▶ _Your instructions_
Search the records below for the word "this". Pull out each line that has it.
— START Source data —
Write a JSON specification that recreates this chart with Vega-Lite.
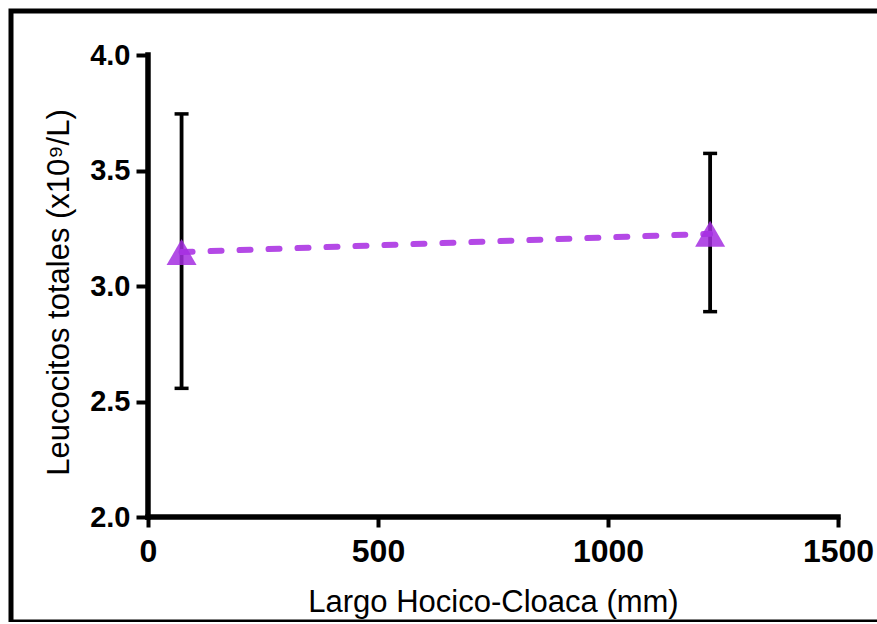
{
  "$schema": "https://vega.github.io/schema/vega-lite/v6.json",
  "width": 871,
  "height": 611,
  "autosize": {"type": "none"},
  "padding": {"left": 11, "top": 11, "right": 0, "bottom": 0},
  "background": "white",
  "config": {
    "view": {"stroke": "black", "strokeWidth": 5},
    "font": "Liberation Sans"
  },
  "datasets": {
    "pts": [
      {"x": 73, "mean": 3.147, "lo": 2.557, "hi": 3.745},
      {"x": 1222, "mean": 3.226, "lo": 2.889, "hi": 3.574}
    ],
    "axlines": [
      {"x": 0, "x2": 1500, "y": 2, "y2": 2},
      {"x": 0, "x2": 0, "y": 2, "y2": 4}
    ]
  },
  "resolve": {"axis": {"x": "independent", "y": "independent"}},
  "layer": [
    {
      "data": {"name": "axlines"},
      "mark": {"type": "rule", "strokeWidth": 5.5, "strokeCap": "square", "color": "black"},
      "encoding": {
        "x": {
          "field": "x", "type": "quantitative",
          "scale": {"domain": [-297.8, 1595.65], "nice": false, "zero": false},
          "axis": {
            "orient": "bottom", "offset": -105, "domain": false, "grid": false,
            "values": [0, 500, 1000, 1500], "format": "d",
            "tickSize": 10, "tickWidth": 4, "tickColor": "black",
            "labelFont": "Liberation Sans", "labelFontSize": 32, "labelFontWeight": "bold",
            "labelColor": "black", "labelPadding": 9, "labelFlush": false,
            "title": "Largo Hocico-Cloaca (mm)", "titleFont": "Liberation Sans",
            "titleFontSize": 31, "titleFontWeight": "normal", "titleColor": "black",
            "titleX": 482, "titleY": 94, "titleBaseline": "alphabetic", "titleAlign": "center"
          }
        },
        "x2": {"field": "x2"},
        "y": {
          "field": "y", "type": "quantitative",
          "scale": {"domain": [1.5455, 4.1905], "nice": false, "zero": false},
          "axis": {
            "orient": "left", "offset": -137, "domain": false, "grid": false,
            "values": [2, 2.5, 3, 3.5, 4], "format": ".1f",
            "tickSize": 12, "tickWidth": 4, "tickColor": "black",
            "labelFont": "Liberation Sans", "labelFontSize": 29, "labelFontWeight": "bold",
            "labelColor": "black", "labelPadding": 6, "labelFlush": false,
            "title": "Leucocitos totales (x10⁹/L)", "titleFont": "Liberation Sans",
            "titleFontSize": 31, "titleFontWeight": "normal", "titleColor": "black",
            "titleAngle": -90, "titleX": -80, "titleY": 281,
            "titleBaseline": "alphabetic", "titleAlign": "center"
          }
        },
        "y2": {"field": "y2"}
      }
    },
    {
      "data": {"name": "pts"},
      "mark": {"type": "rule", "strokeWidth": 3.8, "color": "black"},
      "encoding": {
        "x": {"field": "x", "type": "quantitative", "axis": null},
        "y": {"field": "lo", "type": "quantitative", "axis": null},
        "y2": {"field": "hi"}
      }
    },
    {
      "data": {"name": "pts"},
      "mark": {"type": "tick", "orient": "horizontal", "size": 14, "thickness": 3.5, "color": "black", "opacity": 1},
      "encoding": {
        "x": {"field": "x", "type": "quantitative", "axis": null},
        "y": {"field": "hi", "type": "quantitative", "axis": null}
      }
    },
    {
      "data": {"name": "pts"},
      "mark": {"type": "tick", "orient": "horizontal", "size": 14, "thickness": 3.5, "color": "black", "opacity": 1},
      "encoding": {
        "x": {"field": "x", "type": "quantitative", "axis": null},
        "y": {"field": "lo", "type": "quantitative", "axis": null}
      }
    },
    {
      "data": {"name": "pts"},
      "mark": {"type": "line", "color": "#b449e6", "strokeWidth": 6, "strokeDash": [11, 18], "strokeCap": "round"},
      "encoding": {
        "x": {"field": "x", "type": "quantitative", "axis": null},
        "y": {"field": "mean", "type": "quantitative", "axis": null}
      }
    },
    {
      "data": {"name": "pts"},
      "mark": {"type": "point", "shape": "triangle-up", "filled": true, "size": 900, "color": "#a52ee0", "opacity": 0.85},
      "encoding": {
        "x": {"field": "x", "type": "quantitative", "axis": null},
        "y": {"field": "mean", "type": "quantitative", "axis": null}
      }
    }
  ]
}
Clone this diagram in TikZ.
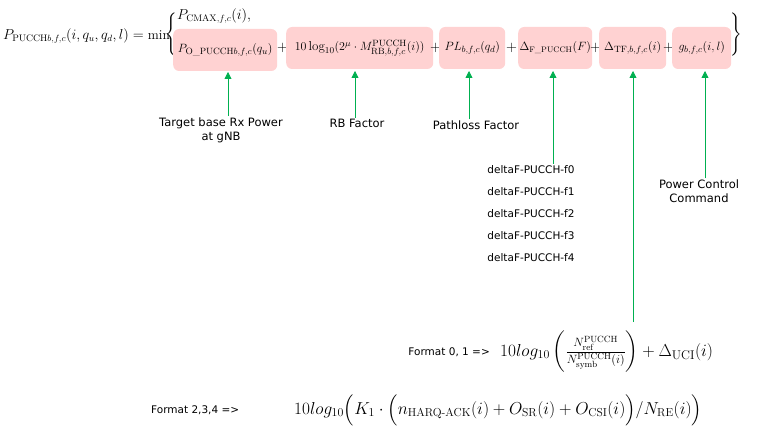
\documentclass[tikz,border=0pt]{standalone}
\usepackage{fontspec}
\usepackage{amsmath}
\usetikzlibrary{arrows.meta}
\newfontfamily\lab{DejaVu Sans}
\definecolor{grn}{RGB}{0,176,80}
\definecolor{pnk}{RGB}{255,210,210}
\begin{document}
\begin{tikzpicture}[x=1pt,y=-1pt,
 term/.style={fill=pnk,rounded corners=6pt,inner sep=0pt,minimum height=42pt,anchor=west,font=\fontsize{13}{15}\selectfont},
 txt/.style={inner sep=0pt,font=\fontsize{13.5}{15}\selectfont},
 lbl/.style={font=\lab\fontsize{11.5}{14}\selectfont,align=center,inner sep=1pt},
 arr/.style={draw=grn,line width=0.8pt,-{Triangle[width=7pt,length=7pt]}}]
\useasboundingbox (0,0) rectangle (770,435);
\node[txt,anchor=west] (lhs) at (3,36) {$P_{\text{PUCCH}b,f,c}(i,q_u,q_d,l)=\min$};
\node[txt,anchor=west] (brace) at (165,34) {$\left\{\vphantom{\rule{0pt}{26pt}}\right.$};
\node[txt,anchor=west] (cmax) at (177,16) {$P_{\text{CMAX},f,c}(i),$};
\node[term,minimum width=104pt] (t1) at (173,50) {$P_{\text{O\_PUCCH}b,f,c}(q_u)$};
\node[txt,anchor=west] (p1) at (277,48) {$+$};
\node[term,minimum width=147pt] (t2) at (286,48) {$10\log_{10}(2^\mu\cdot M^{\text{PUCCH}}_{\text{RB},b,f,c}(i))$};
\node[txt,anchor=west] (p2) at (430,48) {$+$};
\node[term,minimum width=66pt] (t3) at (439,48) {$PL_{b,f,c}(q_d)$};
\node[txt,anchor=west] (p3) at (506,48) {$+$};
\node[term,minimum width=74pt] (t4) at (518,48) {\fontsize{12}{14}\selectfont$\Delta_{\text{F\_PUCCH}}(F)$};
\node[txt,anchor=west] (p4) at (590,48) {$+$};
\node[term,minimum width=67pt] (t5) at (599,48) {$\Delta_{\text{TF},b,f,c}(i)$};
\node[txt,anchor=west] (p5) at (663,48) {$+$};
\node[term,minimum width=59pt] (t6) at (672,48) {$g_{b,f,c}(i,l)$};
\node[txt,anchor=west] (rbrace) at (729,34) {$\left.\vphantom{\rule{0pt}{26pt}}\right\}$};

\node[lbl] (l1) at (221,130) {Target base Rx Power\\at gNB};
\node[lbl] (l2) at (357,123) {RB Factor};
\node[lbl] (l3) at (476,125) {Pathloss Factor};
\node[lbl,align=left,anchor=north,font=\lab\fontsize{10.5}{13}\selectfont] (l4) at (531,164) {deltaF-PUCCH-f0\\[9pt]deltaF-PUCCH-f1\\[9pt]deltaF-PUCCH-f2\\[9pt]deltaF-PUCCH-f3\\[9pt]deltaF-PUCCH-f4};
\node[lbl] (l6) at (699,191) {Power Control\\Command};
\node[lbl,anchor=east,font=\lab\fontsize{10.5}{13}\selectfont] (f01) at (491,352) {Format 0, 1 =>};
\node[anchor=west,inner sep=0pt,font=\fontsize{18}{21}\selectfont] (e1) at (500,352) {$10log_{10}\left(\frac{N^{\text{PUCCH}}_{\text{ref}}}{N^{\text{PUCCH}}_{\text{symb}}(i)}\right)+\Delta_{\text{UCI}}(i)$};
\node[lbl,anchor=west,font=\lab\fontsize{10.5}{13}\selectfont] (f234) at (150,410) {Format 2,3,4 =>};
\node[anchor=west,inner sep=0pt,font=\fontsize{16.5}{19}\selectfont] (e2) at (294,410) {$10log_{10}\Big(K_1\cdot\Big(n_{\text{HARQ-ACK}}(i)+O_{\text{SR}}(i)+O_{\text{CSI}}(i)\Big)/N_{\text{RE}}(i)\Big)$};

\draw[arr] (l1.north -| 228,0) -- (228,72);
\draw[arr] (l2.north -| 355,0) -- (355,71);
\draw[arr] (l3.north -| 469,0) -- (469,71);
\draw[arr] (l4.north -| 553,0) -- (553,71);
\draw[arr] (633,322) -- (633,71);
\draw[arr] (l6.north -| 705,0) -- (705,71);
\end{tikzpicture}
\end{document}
— END Source data —
▶ _Finished exercise_
Write a JSON specification that recreates this chart with Vega-Lite.
Clone this diagram in TikZ.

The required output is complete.